Liquid-grain mixing suppresses droplet spreading and splashing during impact
Song-Chuan Zhao, Rianne de Jong, Devaraj van der Meer

TL;DR
This study investigates how liquid impacts on granular surfaces, revealing that liquid-grain mixing influences droplet spreading and splashing, with larger grains and higher wettability suppressing splashing through a transition from capillary to viscous regimes.
Contribution
It introduces the concept of liquid-grain mixing as a key mechanism affecting droplet impact dynamics on granular media, supported by experimental evidence.
Findings
Larger grain size and increased wettability suppress splashing.
Transition from capillary to viscous regime observed with changing parameters.

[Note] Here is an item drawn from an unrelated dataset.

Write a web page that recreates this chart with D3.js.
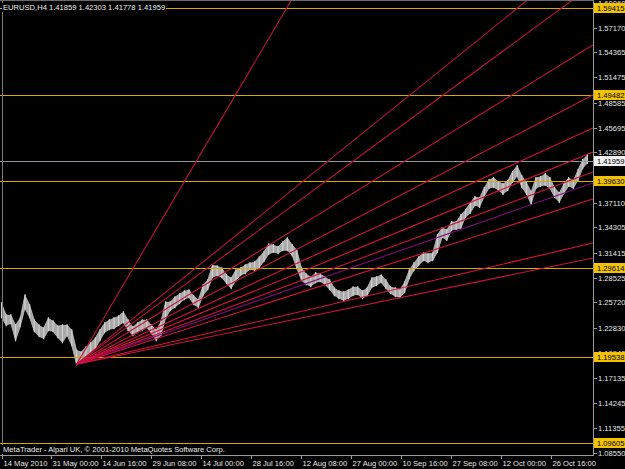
<!DOCTYPE html>
<html>
<head>
<meta charset="utf-8">
<script src="https://cdn.jsdelivr.net/npm/d3@7"></script>
<style>
  body { margin: 0; background: #000; }
  svg { display: block; }
</style>
</head>
<body>
<script>
(function () {
  'use strict';

  const width = 625,
    height = 469;

  // EURUSD H4, sampled every 6 bars (high / low of the group)
  const barsPerSample = 6;
  const highs = [
    1.2564, 1.2426, 1.2426, 1.2311, 1.2392, 1.2655, 1.2541, 1.2369, 1.2311, 1.2277,
    1.2392, 1.2357, 1.2300, 1.2311, 1.2311, 1.2254, 1.2024, 1.2002, 1.2059, 1.2105,
    1.2162, 1.2254, 1.2334, 1.2369, 1.2392, 1.2414, 1.2461, 1.2369, 1.2288, 1.2334,
    1.2369, 1.2369, 1.2311, 1.2254, 1.2346, 1.2575, 1.2575, 1.2633, 1.2667, 1.2701,
    1.2713, 1.2644, 1.2598, 1.2770, 1.2827, 1.2999, 1.2988, 1.2965, 1.2885, 1.2850,
    1.2942, 1.2965, 1.2999, 1.3022, 1.3034, 1.3091, 1.3149, 1.3240, 1.3229, 1.3206,
    1.3263, 1.3309, 1.3229, 1.3171, 1.2965, 1.2896, 1.2862, 1.2908, 1.2896, 1.2862,
    1.2827, 1.2736, 1.2701, 1.2690, 1.2713, 1.2747, 1.2747, 1.2701, 1.2736, 1.2850,
    1.2862, 1.2885, 1.2827, 1.2747, 1.2736, 1.2713, 1.2804, 1.2942, 1.3022, 1.3091,
    1.3137, 1.3126, 1.3137, 1.3344, 1.3424, 1.3401, 1.3493, 1.3493, 1.3573, 1.3630,
    1.3711, 1.3779, 1.3768, 1.3883, 1.3974, 1.3997, 1.3951, 1.3929, 1.3963, 1.4066,
    1.4135, 1.4020, 1.3940, 1.3837, 1.3997, 1.4009, 1.4043, 1.3997, 1.3883, 1.3825,
    1.3929, 1.3997, 1.3963, 1.4089, 1.4204, 1.4261
  ];
  const lows = [
    1.2403, 1.2311, 1.2334, 1.2139, 1.2300, 1.2506, 1.2403, 1.2242, 1.2185, 1.2162,
    1.2254, 1.2242, 1.2174, 1.2116, 1.2197, 1.2082, 1.1864, 1.1887, 1.1944, 1.2002,
    1.2047, 1.2139, 1.2231, 1.2265, 1.2277, 1.2311, 1.2346, 1.2254, 1.2197, 1.2231,
    1.2254, 1.2288, 1.2219, 1.2139, 1.2197, 1.2392, 1.2483, 1.2518, 1.2564, 1.2610,
    1.2633, 1.2552, 1.2518, 1.2655, 1.2724, 1.2862, 1.2885, 1.2862, 1.2793, 1.2736,
    1.2827, 1.2885, 1.2908, 1.2954, 1.2942, 1.2976, 1.3045, 1.3126, 1.3149, 1.3137,
    1.3171, 1.3171, 1.3114, 1.2965, 1.2827, 1.2781, 1.2759, 1.2804, 1.2816, 1.2781,
    1.2724, 1.2655, 1.2621, 1.2598, 1.2621, 1.2655, 1.2667, 1.2621, 1.2655, 1.2747,
    1.2770, 1.2804, 1.2736, 1.2678, 1.2644, 1.2633, 1.2690, 1.2850, 1.2942, 1.2999,
    1.3057, 1.3034, 1.3057, 1.3149, 1.3321, 1.3286, 1.3401, 1.3412, 1.3424, 1.3550,
    1.3596, 1.3688, 1.3665, 1.3791, 1.3883, 1.3894, 1.3860, 1.3814, 1.3860, 1.3951,
    1.4020, 1.3894, 1.3814, 1.3699, 1.3883, 1.3906, 1.3917, 1.3883, 1.3779, 1.3722,
    1.3825, 1.3906, 1.3883, 1.3974, 1.4112, 1.4169
  ];

  // gann fan: origin at the June low, each ray given by its price at the right edge
  const fanOrigin = { bar: 96, price: 1.1866 };
  const fanEndBar = 757;
  const fanEnds = [2.1880, 1.6639, 1.6205, 1.5520, 1.4947, 1.4570, 1.4295, 1.4066, 1.3940, 1.3757, 1.3253, 1.3081];
  const fanColors = ['#c0103c', '#c0103c', '#c0103c', '#c8103c', '#c8103c', '#d0103c', '#e0103c',
    '#c8103c', '#80087a', '#d8103c', '#e0103c', '#d0103c'];

  const levels = [1.59415, 1.49482, 1.39630, 1.29614, 1.19538, 1.09605];
  const bid = 1.41959;
  const title = 'EURUSD,H4  1.41859 1.42303 1.41778 1.41959';
  const footer = 'MetaTrader - Alpari UK, \u00a9 2001-2010 MetaQuotes Software Corp.';

  const priceTicks = [1.60060, 1.57170, 1.54365, 1.51475, 1.48585, 1.45695, 1.42890, 1.40000, 1.37110,
    1.34305, 1.31415, 1.28525, 1.25720, 1.22830, 1.19940, 1.17135, 1.14245, 1.11355, 1.08550];
  const barsPerLabel = 64;
  const timeLabels = ['14 May 2010', '31 May 00:00', '14 Jun 16:00', '29 Jun 08:00', '14 Jul 00:00',
    '28 Jul 16:00', '12 Aug 08:00', '27 Aug 00:00', '10 Sep 16:00', '27 Sep 08:00', '12 Oct 00:00', '26 Oct 16:00'];

  const plotRight = 593,
    plotBottom = 455;
  const font = '"Liberation Sans", Arial, sans-serif';
  const gold = '#d8aa00';
  const axisColor = '#9a9a9a';

  const x = d3.scaleLinear().domain([0, 756.5]).range([1.5, 592.5]);
  const y = d3.scaleLinear().domain([1.0855, 1.6006]).range([452.5, 2.5]);

  const svg = d3.select('body')
    .append('svg')
    .attr('width', width)
    .attr('height', height)
    .style('background', '#000');

  svg.append('clipPath').attr('id', 'plot')
    .append('rect').attr('x', 0).attr('y', 0).attr('width', plotRight).attr('height', plotBottom);

  const plot = svg.append('g').attr('clip-path', 'url(#plot)');

  // price band: area between the sampled highs and lows, plus a wick per sample
  const band = d3.area()
    .x((d, i) => x(i * barsPerSample))
    .y0((d, i) => y(lows[i]))
    .y1(d => y(d));
  plot.append('path')
    .datum(highs)
    .attr('d', band)
    .style('fill', '#a9a9a9')
    .style('stroke', '#c4c4c4')
    .style('stroke-width', 0.8);

  plot.selectAll('line.wick')
    .data(highs)
    .enter()
    .append('line')
    .attr('class', 'wick')
    .attr('x1', (d, i) => x(i * barsPerSample))
    .attr('x2', (d, i) => x(i * barsPerSample))
    .attr('y1', d => y(d) - 1)
    .attr('y2', (d, i) => y(lows[i]) + 1)
    .style('stroke', '#d0d0d0')
    .style('stroke-width', 1.2);

  // horizontal levels
  plot.selectAll('line.level')
    .data(levels)
    .enter()
    .append('line')
    .attr('x1', 0).attr('x2', plotRight)
    .attr('y1', d => Math.round(y(d)) + 0.5)
    .attr('y2', d => Math.round(y(d)) + 0.5)
    .style('stroke', gold)
    .style('stroke-width', 1);

  // bid line
  plot.append('line')
    .attr('x1', 0).attr('x2', plotRight)
    .attr('y1', Math.round(y(bid)) + 0.5).attr('y2', Math.round(y(bid)) + 0.5)
    .style('stroke', '#8c969e');

  // fan rays
  plot.selectAll('line.fan')
    .data(fanEnds)
    .enter()
    .append('line')
    .attr('x1', x(fanOrigin.bar))
    .attr('y1', y(fanOrigin.price))
    .attr('x2', x(fanEndBar))
    .attr('y2', d => y(d))
    .style('stroke', (d, i) => fanColors[i])
    .style('stroke-width', 1.1);

  // left vertical line
  svg.append('line')
    .attr('x1', 2.5).attr('x2', 2.5).attr('y1', 0).attr('y2', plotBottom)
    .style('stroke', '#7a7a7a');

  // frame / axes
  svg.append('line').attr('x1', 0).attr('x2', plotRight).attr('y1', 0.5).attr('y2', 0.5)
    .style('stroke', '#6a6a6a');
  svg.append('line').attr('x1', plotRight + 0.5).attr('x2', plotRight + 0.5).attr('y1', 0).attr('y2', plotBottom + 1)
    .style('stroke', axisColor);
  svg.append('line').attr('x1', 0).attr('x2', plotRight + 1).attr('y1', plotBottom + 0.5).attr('y2', plotBottom + 0.5)
    .style('stroke', axisColor);

  // price axis
  const pt = svg.selectAll('g.ptick')
    .data(priceTicks)
    .enter()
    .append('g')
    .attr('transform', d => 'translate(0,' + (Math.round(y(d)) + 0.5) + ')');
  pt.append('line')
    .attr('x1', plotRight).attr('x2', plotRight + 4)
    .style('stroke', axisColor);
  pt.append('text')
    .attr('x', plotRight + 5)
    .attr('dy', '0.35em')
    .style('font-family', font)
    .style('font-size', '7.6px')
    .style('fill', '#e6e6e6')
    .text(d => d.toFixed(5));

  // time axis
  const tt = svg.selectAll('g.ttick')
    .data(timeLabels)
    .enter()
    .append('g')
    .attr('transform', (d, i) => 'translate(' + (Math.round(x(i * barsPerLabel)) + 0.5) + ',0)');
  tt.append('line')
    .attr('y1', plotBottom).attr('y2', plotBottom + 4)
    .style('stroke', axisColor);
  tt.append('text')
    .attr('x', 1)
    .attr('y', plotBottom + 11)
    .style('font-family', font)
    .style('font-size', '7.6px')
    .style('fill', '#e6e6e6')
    .text(d => d);

  // level labels
  function tag(v, bg, fg) {
    const g = svg.append('g').attr('transform', 'translate(' + (plotRight + 1) + ',' + Math.round(y(v)) + ')');
    g.append('rect').attr('x', 0).attr('y', -5).attr('width', 31).attr('height', 10)
      .style('fill', bg);
    g.append('text').attr('x', 3).attr('dy', '0.35em')
      .style('font-family', font).style('font-size', '7.6px').style('fill', fg)
      .text(v.toFixed(5));
  }
  levels.forEach(v => tag(v, '#f2c200', '#000'));
  tag(bid, '#f0f0f0', '#000');

  // corner texts with black backing
  function label(txt, tx, ty) {
    const t = svg.append('text').attr('x', tx).attr('y', ty)
      .style('font-family', font).style('font-size', '7.6px').style('fill', '#ededed')
      .text(txt);
    const b = t.node().getBBox();
    svg.insert('rect', function () { return t.node(); })
      .attr('x', b.x - 1).attr('y', b.y).attr('width', b.width + 2).attr('height', b.height)
      .style('fill', '#000');
  }
  label(title, 3, 10);
  label(footer, 3, 452);

})();
</script>
</body>
</html>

Effective viscosity explains the impact behavior.
Abstract
Would a raindrop impacting on a coarse beach behave differently from that impacting on a desert of fine sand? We study this question by a series of model experiments, where the packing density of the granular target, the wettability of individual grains, the grain size, the impacting liquid, and the impact speed are varied. We find that by increasing the grain size and/or the wettability of individual grains the maximum droplet spreading undergoes a transition from a capillary regime towards a viscous regime, and splashing is suppressed. The liquid-grain mixing is discovered to be the underlying mechanism. An effective viscosity is defined accordingly to quantitatively explain the observations.